At any rate, it is worth noting that Cramer’s financial news website, TheStreet.com, had several founding
partners. One was Cramer. Another was Marty Peretz, the Milken-Boesky crony who was–along with
Marc Rich, Boesky, and the Genovese Mafia—a key limited partner of Michael Steinhardt (the fellow who
gave Rocker his start and also incubated Cramer’s hedge fund).
A third founding partner of TheStreet.com was famously alleged to have engaged in rampant illegal
naked short selling, just as David Rocker, once the largest outside shareholder of TheStreet.com, was
reported (by Dow Jones reporter Carol Remond, unwittingly) to have engaged in rampant illegal naked
short selling in cahoots with options market makers.
The name of this third founding partner of Cramer’s website, TheStreet.com, was…Pequot Capital, the
hedge fund whose alleged naked short selling and insider trading were the targets of Gary Aguirre’s SEC
investigation — the investigation that got quashed, leading to one of the greatest scandals in SEC history.
So it goes almost without saying that Pequot Capital was the fifth of seven “colorful” hedge funds that
held large numbers of put options in Dendreon at the end of March, 2007 – right at the time when Cramer
was shouting “SELL! SELL! SELL!” and criminal naked short sellers were flooding the market with at least
9 million phantom Dendreon shares.


In addition to Cramer’s rants, there were other indications that Dendreon might be in the sights of some
powerful players, and might therefore be in trouble – despite the fact that Provenge, its treatment for
prostate cancer, seemed to be on the fast track to FDA approval.
On March 22, 2007, CNBC’s Mike Huckman wrote in a blog that he remembered “sitting at a table at a
rare Dendreon analyst meeting a few years ago and someone from a Connecticut hedge fund leaned
over and whispered in my ear, ‘It [Provenge] doesn’t work.’” Huckman made no indication of questioning
whether the hedge fund might have had a motive for saying that.

There were odd mutterings from other quarters as well. On the day before the FDA’s advisory panel met
to vote on Provenge, Matthew Herper of Forbes magazine published an article casting doubts on
Dendreon’s prospects. He wrote that “researchers, statisticians and Wall Street analysts are fiercely
debating whether there is enough data about [Dendreon’s] radical new treatment.”

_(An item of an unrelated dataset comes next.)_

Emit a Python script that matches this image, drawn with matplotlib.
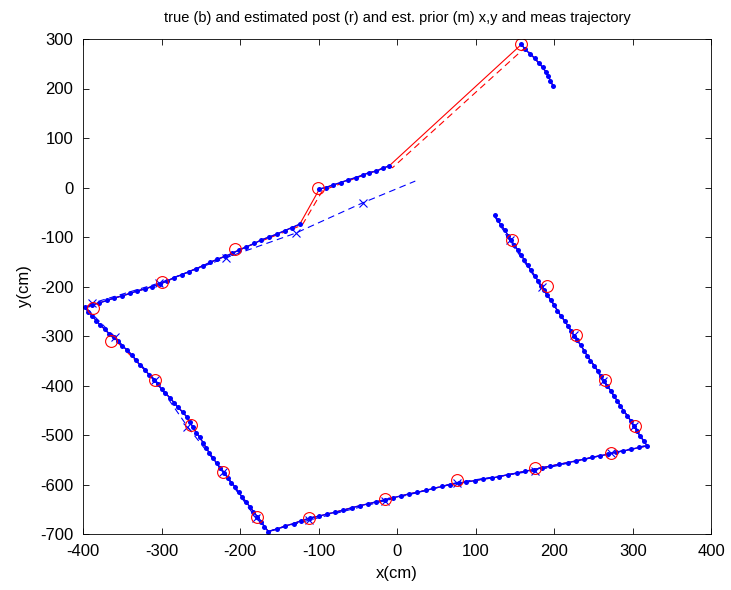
import numpy as np
import matplotlib.pyplot as plt

plt.rcParams['font.family'] = ['Liberation Sans', 'DejaVu Sans']
plt.rcParams['axes.unicode_minus'] = False

# true trajectory (cm), one list per stretch between jumps
true_a_x = [124, 128, 132, 137, 141, 145, 149, 154, 158, 162, 166, 170, 175, 179, 183, 187,
            191, 196, 200, 204, 208, 213, 217, 221, 225, 229, 234, 238, 242, 246, 251, 255,
            259, 263, 267, 272, 276, 280, 284, 288, 293, 297, 301, 305, 309, 314, 318,
            308, 298, 288, 278, 268, 258, 248, 238, 228, 217, 206, 195, 184, 174, 163, 152,
            141, 130, 120, 109, 99, 88, 78, 67, 57, 46, 36, 25, 15, 5, -6, -16, -27, -37,
            -48, -58, -69, -79, -90, -100, -111, -122, -132, -143, -153, -164,
            -169, -173, -178, -183, -187, -192, -197, -202, -206, -211, -216, -220, -225,
            -230, -234, -239, -243, -247, -251, -256, -260, -264, -268, -273, -279, -284,
            -289, -295, -300, -305, -310, -316, -321, -327, -333, -338, -344, -350, -355,
            -361, -367, -372, -378, -383, -388, -393, -398,
            -388, -379, -369, -360, -350, -340, -331, -321, -312, -302, -293, -284, -274,
            -265, -256, -247, -238, -229, -219, -210, -201, -192, -182, -173, -163, -153,
            -143, -134, -124]
true_a_y = [-56, -66, -76, -86, -97, -107, -117, -127, -137, -147, -157, -167, -178, -188,
            -198, -208, -218, -228, -238, -249, -259, -269, -279, -289, -299, -309, -319,
            -330, -340, -350, -360, -370, -380, -390, -400, -411, -421, -431, -441, -451,
            -461, -471, -481, -492, -502, -512, -522,
            -525, -529, -532, -535, -539, -542, -545, -549, -552, -556, -559, -563, -566,
            -570, -573, -577, -580, -584, -587, -589, -592, -595, -597, -600, -604, -608,
            -612, -616, -619, -623, -627, -631, -635, -639, -643, -647, -652, -656, -660,
            -664, -668, -673, -679, -684, -690, -695,
            -685, -675, -665, -655, -646, -636, -626, -616, -606, -596, -586, -576, -567,
            -557, -547, -537, -526, -516, -505, -495, -484, -474, -463, -454, -444, -435,
            -425, -416, -407, -397, -388, -378, -369, -359, -348, -338, -328, -320, -311,
            -303, -295, -286, -278, -269, -260, -251, -242,
            -237, -233, -228, -223, -219, -214, -209, -205, -200, -195, -189, -182, -176,
            -170, -164, -158, -151, -145, -139, -133, -126, -120, -113, -106, -100, -94,
            -87, -81, -74]
true_b_x = [-99, -91, -82, -72, -63, -53, -44, -36, -27, -18, -10]
true_b_y = [-3, 0, 5, 10, 15, 20, 25, 30, 33, 39, 44]
true_c_x = [158, 163, 169, 175, 180, 185, 189, 192, 195, 198]
true_c_y = [289, 279, 270, 261, 252, 243, 234, 226, 216, 206]

# est. prior (dashed red), mostly on top of the true path
prior_x = [124, 318, 228, 130, 67, -16, -111, -164, -239, -268, -321, -378, -398,
           -302, -192, -121, -95, -10, -6, 163, 175, 189, 192, 198]
prior_y = [-56, -522, -552, -584, -600, -631, -668, -695, -537, -463, -369, -278, -242,
           -195, -120, -76, -6, 44, 40, 283, 261, 234, 226, 206]

# measurements (red circles)
meas_x = [146, 191, 228, 264, 303, 272, 176, 76, -16, -112, -179, -222, -262, -308,
          -364, -387, -300, -206, -101, 158]
meas_y = [-106, -199, -297, -389, -482, -536, -567, -591, -630, -668, -665, -574, -480,
          -389, -311, -244, -190, -124, 0, 289]

# blue dashed trajectory with x marks
dash_x = [123, 143, 184, 225, 262, 302, 317, 272, 176, 76, -16, -112, -163, -180, -222,
          -267, -308, -359, -396, -389, -303, -218, -129, -44, 23]
dash_y = [-56, -107, -202, -297, -390, -482, -521, -537, -572, -596, -633, -672, -694,
          -667, -574, -483, -389, -303, -243, -234, -193, -142, -92, -31, 13]
xmark_x = [143, 184, 225, 262, 302, 272, 176, 76, -16, -112, -180, -222, -267, -308,
           -359, -389, -303, -218, -129, -44]
xmark_y = [-107, -202, -297, -390, -482, -537, -572, -596, -633, -672, -667, -574, -483,
           -389, -303, -234, -193, -142, -92, -31]

fig = plt.figure(figsize=(7.31, 5.90), dpi=100)
ax = fig.add_axes([0.1135, 0.0949, 0.8598, 0.839])

# post estimate follows the truth and bridges the jumps
post_x = true_a_x + true_b_x + true_c_x
post_y = true_a_y + true_b_y + true_c_y
ax.plot(post_x, post_y, '-', color='red', lw=0.8)
ax.plot(prior_x, prior_y, '--', color='red', lw=0.8, dashes=(6, 4))

ax.plot(dash_x, dash_y, '--', color='blue', lw=0.8, dashes=(6, 4))
ax.plot(xmark_x, xmark_y, 'x', color='blue', ms=6, mew=0.8)

for sx, sy in [(true_a_x, true_a_y), (true_b_x, true_b_y), (true_c_x, true_c_y)]:
    ax.plot(sx, sy, '-', color='blue', lw=1.0, marker='o', ms=3.6, mec='none')

ax.plot(meas_x, meas_y, 'o', mfc='none', mec='red', ms=8.5, mew=0.8)

ax.set_xlim(-400, 400)
ax.set_ylim(-700, 300)
ax.set_xticks(np.arange(-400, 401, 100))
ax.set_yticks(np.arange(-700, 301, 100))
ax.tick_params(direction='in', length=4.5, width=0.6, top=True, right=True,
               labelsize=12, pad=7)
for s in ax.spines.values():
    s.set_linewidth(0.6)
ax.set_xlabel('x(cm)', fontsize=12, labelpad=5)
ax.set_ylabel('y(cm)', fontsize=12, labelpad=6)
ax.set_title('true (b) and estimated post (r) and est. prior (m) x,y and meas trajectory',
             fontsize=10.5, pad=12)

fig.savefig('out.png', dpi=100)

In fact, there was no “fierce” debate at all. For most Wall Street analysts, the calculation was rather
simple. Given that Dendreon’s trials had shown that Provenge was safe, and given that the treatment was
destined for end-stage patients (hence its “priority review” status), the advisory panel was likely to vote in
its favor. In 97% of all cases, the FDA had followed the recommendations of its advisory panels. And
when FDA advisory panels had recommended approval for drugs destined for dying patients, the FDA
had accepted its panels’ recommendations 100% of the time.
When the FDA approved treatments, the companies that developed them almost always saw their stock
prices rise. So from the perspective of most Wall Street analysts, the future for Dendreon looked bright.
As for those “researchers and statisticians,” most agreed that Provenge was not only safe, but also
effective. However, a small number of researchers and statisticians (and the hedge funds) were
whispering in reporters’ ears. They were saying that Provenge doesn’t work.
But there were excellent reasons to doubt the words of the researchers who were critical of Provenge.
And, as we will see, the most prominent of them were preparing (with the possible connivance of a
criminal “philanthropist” named Michael Milken and seven “colorful” hedge fund managers) to cash in on
perhaps the strangest occurence in the FDA’s 80 years of existence.